Maybe our prayers will stop us from rocking back and forth in despair. I too would like something more to offer Jesus saying, “you’ll all come to the same end unless you change your ways.” That’s the thing about truth, we know it deep within the very core of our being, that place where the rocking back and forth begins. The place where our “Why?” questions are kept. Deep within us. We know that unless we change our ways blood will continue to be spilled.

We also know that there are so very many of our ways which need to be changed in order to end the violence. Justice is a difficult taskmaster. Peace, real peace, the shalom Jesus lived for, demands armies of justice-seekers in order that peace can break out all over the planet. There’s so much to do. We are enmeshed in systems, in ways of being which demand the oppression, the poverty and the inevitable spilling of blood of innocents. What can we possibly do to achieve justice in the kinds of empires of domination in which we continue to live, and move, and have our being? We are but a handful of people. What can we possibly do?

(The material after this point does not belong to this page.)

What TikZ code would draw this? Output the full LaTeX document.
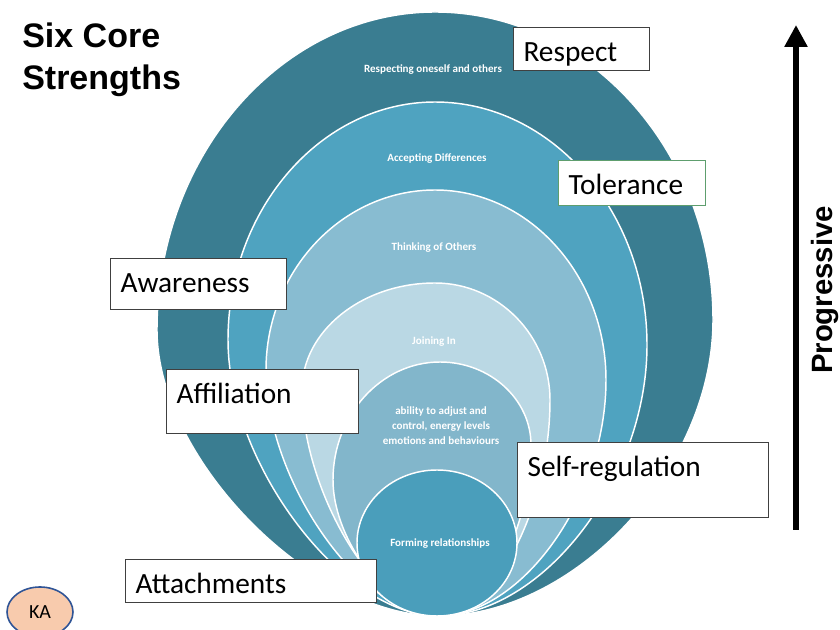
\documentclass[tikz,border=0pt]{standalone}
\usepackage{fontspec}
\setmainfont{Carlito}
\newfontfamily\arialfont{Liberation Sans}
\usetikzlibrary{
    shapes.geometric,  % Ellipse for the KA badge
    arrows.meta        % Modern arrow tips
}

% ring colours, outside to inside
\definecolor{ringA}{HTML}{3A7D91}
\definecolor{ringB}{HTML}{4FA3C0}
\definecolor{ringC}{HTML}{88BCD1}
\definecolor{ringD}{HTML}{BAD8E4}
\definecolor{ringE}{HTML}{82B6CB}
\definecolor{ringF}{HTML}{4A9EBB}
\definecolor{boxgray}{HTML}{404040}
\definecolor{boxgreen}{HTML}{5E9E6E}
\definecolor{kapeach}{HTML}{F8CBAD}
\definecolor{kablue}{HTML}{2F5496}

\tikzset{
    ring/.style={draw=white, line width=1.1pt},
    ringtext/.style={text=white, align=center, inner sep=0pt,
        font=\bfseries\fontsize{8.3}{11.25}\selectfont},
    strength/.style={draw=boxgray, fill=white, line width=0.8pt,
        anchor=north west, align=left, inner xsep=7.5pt, inner ysep=0pt,
        text height=25.5pt, font=\fontsize{22}{26}\selectfont},
}

\begin{document}
\begin{tikzpicture}[x=0.75pt, y=-0.75pt]
    \useasboundingbox (0,0) rectangle (840,630);

    % nested egg shapes, all meeting at the bottom
    \foreach \col/\lx/\ly/\tx/\ty/\rx/\ry in {
        ringA/157/330/435/12/713/320,
        ringB/228/340/435/102/647/345,
        ringC/266/370/435/190/606/380,
        ringD/302/390/435/283/550/400,
        ringE/333/480/440/362/531/445}
      \filldraw[ring, fill=\col] (438,616)
        .. controls ({438-0.45*(438-\lx)},616) and (\lx,{\ly+0.45*(616-\ly)}) .. (\lx,\ly)
        .. controls (\lx,{\ly-0.55*(\ly-\ty)}) and ({\tx-0.55*(\tx-\lx)},\ty) .. (\tx,\ty)
        .. controls ({\tx+0.55*(\rx-\tx)},\ty) and (\rx,{\ry-0.55*(\ry-\ty)}) .. (\rx,\ry)
        .. controls (\rx,{\ry+0.5*(616-\ry)}) and ({438+0.5*(\rx-438)},616) .. cycle;
    \filldraw[ring, fill=ringF] (437,543) ellipse [x radius=80, y radius=73];

    % texts inside the rings
    \node[ringtext] (respecting) at (433,70) {Respecting oneself and others};
    \node[ringtext] (accepting) at (437,159) {Accepting Differences};
    \node[ringtext] (thinking) at (434,248) {Thinking of Others};
    \node[ringtext] (joining) at (434,342) {Joining In};
    \node[ringtext] (ability) at (441,426) {ability to adjust and\\control, energy levels\\emotions and behaviours};
    \node[ringtext] (forming) at (440,544) {Forming relationships};

    % strength labels
    \node[strength, text width=87pt, text depth=6.75pt] (respect) at (513,27) {Respect};
    \node[strength, draw=boxgreen, text width=95.25pt, text depth=8.25pt] (tolerance) at (558,160) {Tolerance};
    \node[strength, text width=117pt, text depth=12.75pt] (awareness) at (110,258) {Awareness};
    \node[strength, text width=129pt, text depth=22.5pt] (affiliation) at (166,369) {Affiliation};
    \node[strength, text width=173.25pt, text depth=30.75pt] (selfreg) at (517,442) {Self-regulation};
    \node[strength, text width=173.25pt, text depth=6.75pt] (attachments) at (125,559) {Attachments};

    % title
    \node[anchor=north west, align=left, inner sep=0pt,
          font=\arialfont\bfseries\fontsize{25.5}{31}\selectfont] (title) at (22,23) {Six Core\\Strengths};

    % progression arrow
    \coordinate (arrowfoot) at (796,530);
    \coordinate (arrowtip) at (796,25);
    \draw[line width=4.5pt, -{Triangle[length=16.5pt, width=16.5pt]}] (arrowfoot) -- (arrowtip);
    \node[rotate=90, anchor=base, inner sep=0pt,
          font=\arialfont\bfseries\fontsize{22}{26}\selectfont] (progressive) at (832,290) {Progressive};

    % KA badge
    \node[ellipse, draw=kablue, fill=kapeach, line width=1.2pt,
          minimum width=49.5pt, minimum height=37.5pt, inner sep=0pt,
          font=\fontsize{15}{17}\selectfont] (ka) at (40,612) {KA};
\end{tikzpicture}
\end{document}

Well, it turns out that there is so very much we can do. For we are wonderfully and beautifully made, capable of such astonishing deeds of compassion. Millions and millions of us have mobilized, armed only with our desire to offer comfort and support. About a million people a week have fled their homes in Ukraine. Their neighbours in Poland, Romania, Moldovia, Hungry, and various other places, they have opened their arms in welcome, offering shelter and comfort. Millions and millions and millions of dollars have been offered to meet humanitarian needs.  They may have escaped the media’s attention but aid agencies, continue to mobilize colossal responses to the needs of those who are suffering in Afghanistan, Myanmar, Syria and countless other places were innocent people are suffering from the oppression and violence perpetrated by the empires in which we are enmeshed.

Yes, the needs are many and the workers are few. But we are all part of something so much bigger than ourselves. We can shrink in despair, or we can roll up our sleeves, join together, pool our wisdom and our resources, and tend the vineyard. That’s what prayer is. Prayer begins with our “why?” moving deep within us. Prayer flows through our tears and rocks our bodies in ways we have the power to ignore and the power to respond to with action.

Yes, the suffering is immense. Yes, the injustice, the oppression, the hatred, and the greed seems insurmountable. Yes, it is tempting to offer up a few prayers, post something positive on social media, wear a ribbon, and then shake it off, move on to the next thing, comforting ourselves with the idea that we are only one person.  What can we possibly do in the face of so much suffering in the world? We can do? What can we do?  We can do what we all too often do; we can allow ourselves the luxury of turning away. We can turn away and we can resign ourselves to the fact that we can’t change and so, yes we too shall perish. Or we can refuse to accept that we are less than splendid creatures. Billions of years of evolution resulted in the creation of our species. We are fearfully and wonderfully made.

We can do so much more than we are doing. We can change our ways. The MYSTERY which lies at the very heart of REALTY lives, and moves, and has being, in, with, through, and beyond us. We are intimately connected to one another in ways which will take more than our lifetimes to comprehend. We are in the DIVINE MYSTERY which is LOVE and this LOVE which is DIVINITY is in us. Each one of us is a beautiful expression of the DIVINE MYSTERY which IS LOVE. The SPIRIT of LOVE has been at work for billions of years finding expression in the wonders of Creation. Right here and right now, this LOVE is expressed in, with, through and beyond us, seeking justice and making peace.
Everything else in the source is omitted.